Les images diffusées par les médias depuis des semaines laissent souvent croire à une radicalisation de la mobilisation, à tel point qu’un doute émerge parfois sur la légitimité de celle-ci. Mais Cyril Chabanier le rappelle, "avec la méprise de l'exécutif, on ne peut pas empêcher des personnes de se demander si le seul moyen de se faire entendre est de devenir violent, même si c’est dramatique". Il semble ainsi qu’un cercle vicieux se soit installé, le comportement du gouvernement favorisant cette violence. "Depuis Vichy, il n’y a jamais eu une telle attaque frontale de la part du gouvernement", complète Nathalie Tehio.
Cependant, toute forme de violence n’est pas acceptable.
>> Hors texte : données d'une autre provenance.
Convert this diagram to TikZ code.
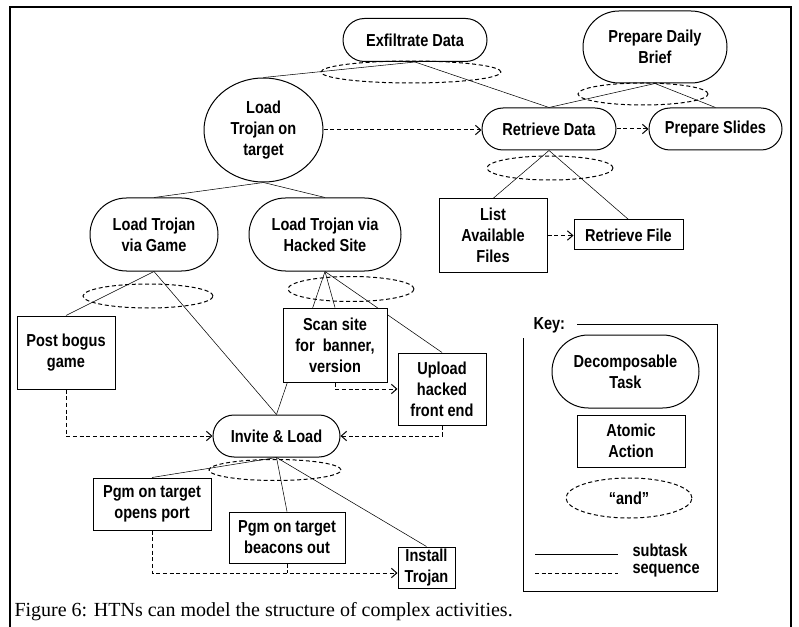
\documentclass[tikz,border=0pt]{standalone}
\usepackage{fontspec}
\setmainfont{Liberation Serif}
\newfontfamily\narrowfont[FakeStretch=0.84]{Liberation Sans}
\usetikzlibrary{shapes.geometric,shapes.misc,arrows.meta,backgrounds,calc}

\newcommand{\labelfont}{\narrowfont\bfseries\fontsize{13}{15.75}\selectfont}

\tikzset{every picture/.style={line width=0.75pt}}
\tikzset{
  wh/.style 2 args={minimum width=#1*0.75pt, minimum height=#2*0.75pt},
  task/.style={rounded rectangle, draw, fill=white, inner sep=0pt, align=center, font=\labelfont},
  action/.style={rectangle, draw, fill=white, inner sep=0pt, align=center, font=\labelfont},
  andlink/.style={ellipse, draw, dash pattern=on 3pt off 2pt, inner sep=0pt, font=\labelfont},
  seq/.style={draw, dash pattern=on 3pt off 2pt, -{Straight Barb[length=4pt,width=7pt]}},
}

\begin{document}
\begin{tikzpicture}[x=0.75pt,y=0.75pt,yscale=-1,xscale=1]
	\useasboundingbox (0,0) rectangle (799,627);

	%Frame
	\draw [line width=2pt] (10,627) -- (10,7) -- (791,7) -- (791,627) ;

	%Top level tasks
	\node [task, wh={144}{43}] (exfil) at (415,40) {Exfiltrate Data};
	\node [andlink, wh={180}{22}] (exfilAnd) at (411,72) {};
	\node [task, wh={144}{72}] (brief) at (655,47) {Prepare Daily\\Brief};
	\node [andlink, wh={130}{22}] (briefAnd) at (643,94) {};
	\node [ellipse, draw, fill=white, inner sep=0pt, align=center, font=\labelfont, wh={119}{104}] (load) at (263.5,130) {Load\\Trojan on\\target};
	\node [task, wh={134}{42}] (retrieve) at (549,129) {Retrieve Data};
	\node [task, wh={133}{42}] (slides) at (715.5,129) {Prepare Slides};

	%Retrieve Data
	\node [andlink, wh={126}{24}] (retrieveAnd) at (550,168) {};
	\node [action, wh={108}{73}] (listfiles) at (493,235.5) {List\\Available\\Files};
	\node [action, wh={109}{30}] (retrievefile) at (628.5,235) {Retrieve File};

	%Load Trojan
	\node [task, wh={128}{73}] (game) at (154,234.5) {Load Trojan\\via Game};
	\node [task, wh={152}{73}] (hacked) at (325,234.5) {Load Trojan via\\Hacked Site};
	\node [andlink, wh={130}{24}] (gameAnd) at (148,296) {};
	\node [andlink, wh={126}{25}] (hackedAnd) at (351,289) {};
	\node [action, wh={98}{73}] (postgame) at (66,352.5) {Post bogus\\game};
	\node [action, wh={104}{74}] (scan) at (335,345) {Scan site\\for\ \ banner,\\version};
	\node [action, wh={88}{72}] (upload) at (442,389) {Upload\\hacked\\front end};

	%Invite & Load
	\node [task, wh={127}{42}] (invite) at (276.5,436) {Invite \& Load};
	\node [andlink, wh={132}{21}] (inviteAnd) at (275,470) {};
	\node [action, wh={118}{52}] (openport) at (152,504) {Pgm on target\\opens port};
	\node [action, wh={116}{51}] (beacons) at (287,537.5) {Pgm on target\\beacons out};
	\node [action, wh={57}{41}] (install) at (426.5,567.5) {Install\\Trojan};

	%Subtask links
	\begin{scope}[on background layer]
	\draw (exfil.south) -- (load.north) ;
	\draw (exfil.south) -- (retrieve.north) ;
	\draw (brief.south) -- (retrieve.north) ;
	\draw (brief.south) -- (slides.north) ;
	\draw (retrieve.south) -- (listfiles.north) ;
	\draw (retrieve.south) -- (retrievefile.north) ;
	\draw (load.south) -- (game.north) ;
	\draw (load.south) -- (hacked.north) ;
	\draw (game.south) -- (postgame.north) ;
	\draw (game.south) -- (invite.north) ;
	\draw (hacked.south) -- (scan.north) ;
	\draw (hacked.south) -- (upload.north) ;
	\draw (hacked.south) -- (invite.north) ;
	\draw (invite.south) -- (openport.north) ;
	\draw (invite.south) -- (beacons.north) ;
	\draw (invite.south) -- (install.north) ;
	\end{scope}

	%Sequence links
	\coordinate (installIn) at ($(install.west)+(0,5.5)$) ;
	\draw [seq] (load.east) -- (load.east -| retrieve.west) ;
	\draw [seq] (retrieve.east) -- (slides.west) ;
	\draw [seq] (listfiles.east) -- (listfiles.east -| retrievefile.west) ;
	\draw [seq] (scan.south) |- (upload.west) ;
	\draw [seq] (postgame.south) |- (invite.west) ;
	\draw [seq] (upload.south) |- (invite.east) ;
	\draw [seq] (openport.south) |- (installIn) ;
	\draw [dash pattern=on 3pt off 2pt] (beacons.south) -- (beacons.south |- installIn) ;

	%Key
	\node [font=\labelfont, anchor=west, inner sep=0pt] (keylabel) at (533,325) {Key:};
	\draw (577,324) -- (717,324) -- (717,591) -- (523,591) -- (523,338) ;
	\node [task, wh={147}{73}] (decomp) at (625.5,371.5) {Decomposable\\Task};
	\node [action, wh={108}{52}] (atomic) at (631,441) {Atomic\\Action};
	\node [andlink, wh={126}{40}] (andkey) at (629,498) {“and”};
	\coordinate (subA) at (535,554) ;
	\coordinate (subB) at (618,554) ;
	\coordinate (seqA) at (535,573) ;
	\coordinate (seqB) at (618,573) ;
	\draw (subA) -- (subB) ;
	\draw [dash pattern=on 3pt off 2pt] (seqA) -- (seqB) ;
	\node [font=\labelfont, anchor=west, inner sep=0pt] (subtxt) at (632,550) {subtask};
	\node [font=\labelfont, anchor=west, inner sep=0pt] (seqtxt) at (632,571) {sequence};

	%Caption
	\node [anchor=base west, inner sep=0pt, font=\fontsize{15}{17}\selectfont] (caption) at (14,616) {Figure 6: HTNs can model the structure of complex activities.};

\end{tikzpicture}
\end{document}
Notamment, les actions des blacks blocs sont perçues comme "inadmissibles" par Cyril Chabanier qui estime qu’il faut "manifester de manière républicaine". Autre violence qui dérange et dont on entend grandement parler : celle de la police. "À la LDH, on ne met pas sur le même pied les violences des manifestants et celles policières, il s’agit là de la réponse de l’État”, indique Nathalie Tehio. Selon Hélène L’Heuillet, "il y a un problème avec la conception française du maintien de l’ordre, la violence policière n’est pas une fatalité".
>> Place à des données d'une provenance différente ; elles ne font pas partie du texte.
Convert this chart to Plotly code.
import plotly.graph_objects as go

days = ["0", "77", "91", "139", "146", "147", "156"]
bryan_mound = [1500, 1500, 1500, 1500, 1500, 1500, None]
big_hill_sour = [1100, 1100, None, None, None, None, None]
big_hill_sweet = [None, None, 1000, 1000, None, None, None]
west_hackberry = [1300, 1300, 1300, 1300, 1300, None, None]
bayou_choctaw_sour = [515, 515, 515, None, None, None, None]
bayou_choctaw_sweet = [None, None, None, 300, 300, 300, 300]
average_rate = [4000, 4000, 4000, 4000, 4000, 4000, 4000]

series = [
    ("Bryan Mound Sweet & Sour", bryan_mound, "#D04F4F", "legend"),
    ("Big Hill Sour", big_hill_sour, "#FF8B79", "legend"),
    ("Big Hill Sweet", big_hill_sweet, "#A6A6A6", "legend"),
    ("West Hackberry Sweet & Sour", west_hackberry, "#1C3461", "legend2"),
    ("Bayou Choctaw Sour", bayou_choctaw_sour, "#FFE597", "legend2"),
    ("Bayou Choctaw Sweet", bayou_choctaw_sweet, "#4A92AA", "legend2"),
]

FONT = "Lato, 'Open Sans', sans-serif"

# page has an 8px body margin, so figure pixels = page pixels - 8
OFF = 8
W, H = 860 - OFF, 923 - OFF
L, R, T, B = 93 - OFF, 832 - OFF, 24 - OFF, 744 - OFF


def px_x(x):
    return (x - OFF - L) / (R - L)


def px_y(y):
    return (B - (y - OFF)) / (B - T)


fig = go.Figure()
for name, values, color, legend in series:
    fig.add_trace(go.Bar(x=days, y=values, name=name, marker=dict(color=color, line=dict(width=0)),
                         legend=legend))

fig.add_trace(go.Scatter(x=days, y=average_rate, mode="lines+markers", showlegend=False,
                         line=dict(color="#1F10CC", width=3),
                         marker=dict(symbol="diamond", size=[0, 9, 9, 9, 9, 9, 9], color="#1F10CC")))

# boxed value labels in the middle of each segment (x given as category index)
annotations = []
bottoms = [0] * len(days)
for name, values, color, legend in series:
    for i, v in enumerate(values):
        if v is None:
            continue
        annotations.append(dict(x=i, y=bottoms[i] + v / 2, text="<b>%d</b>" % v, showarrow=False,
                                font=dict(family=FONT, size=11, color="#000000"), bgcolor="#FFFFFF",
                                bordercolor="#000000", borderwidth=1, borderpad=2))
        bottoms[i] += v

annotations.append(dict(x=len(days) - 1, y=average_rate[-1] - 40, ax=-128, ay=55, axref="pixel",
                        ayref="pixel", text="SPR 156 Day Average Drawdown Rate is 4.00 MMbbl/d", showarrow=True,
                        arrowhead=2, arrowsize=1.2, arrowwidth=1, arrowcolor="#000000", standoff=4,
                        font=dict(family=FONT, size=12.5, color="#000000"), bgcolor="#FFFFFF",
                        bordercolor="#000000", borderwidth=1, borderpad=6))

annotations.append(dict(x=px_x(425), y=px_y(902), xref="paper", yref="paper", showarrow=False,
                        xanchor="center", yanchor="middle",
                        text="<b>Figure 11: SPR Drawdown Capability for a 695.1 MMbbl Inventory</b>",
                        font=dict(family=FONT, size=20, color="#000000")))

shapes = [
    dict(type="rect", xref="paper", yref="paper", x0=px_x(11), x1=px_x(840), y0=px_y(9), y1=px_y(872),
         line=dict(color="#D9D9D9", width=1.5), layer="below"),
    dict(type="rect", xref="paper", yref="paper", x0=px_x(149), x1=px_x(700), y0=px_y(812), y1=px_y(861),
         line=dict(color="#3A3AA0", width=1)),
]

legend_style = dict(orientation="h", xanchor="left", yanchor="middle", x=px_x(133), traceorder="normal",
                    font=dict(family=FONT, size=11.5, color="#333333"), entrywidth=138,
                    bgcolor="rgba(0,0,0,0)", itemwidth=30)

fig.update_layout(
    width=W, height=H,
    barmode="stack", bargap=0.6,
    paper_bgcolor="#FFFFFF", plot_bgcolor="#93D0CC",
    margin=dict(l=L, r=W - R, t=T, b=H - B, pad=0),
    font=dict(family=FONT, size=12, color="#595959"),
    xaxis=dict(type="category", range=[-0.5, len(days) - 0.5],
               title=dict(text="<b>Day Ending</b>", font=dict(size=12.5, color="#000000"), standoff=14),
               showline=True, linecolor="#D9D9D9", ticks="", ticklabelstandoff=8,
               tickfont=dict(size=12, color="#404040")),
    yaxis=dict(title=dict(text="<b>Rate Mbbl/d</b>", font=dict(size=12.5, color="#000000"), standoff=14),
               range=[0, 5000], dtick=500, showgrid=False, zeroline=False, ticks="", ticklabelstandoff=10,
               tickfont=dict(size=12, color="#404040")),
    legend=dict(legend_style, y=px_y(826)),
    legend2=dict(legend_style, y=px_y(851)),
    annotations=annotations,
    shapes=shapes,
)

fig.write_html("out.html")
Manifester, c’est une belle expérience, on croise tout type de personnes, on apprend à se connaître
Malgré tout, "il n’y a pas à considérer que la violence l’a emporté", affirme Hélène L’Heuillet qui voit la manifestation comme "l’expression d’une passion de la liberté, un art qui s'entretient". La mobilisation reste efficace et a tout de même fait évoluer les choses : "Au départ on était sur une retraite à 65 ans et un projet de loi rectificatif sans concertation", tient à rappeler le président de la CFTC.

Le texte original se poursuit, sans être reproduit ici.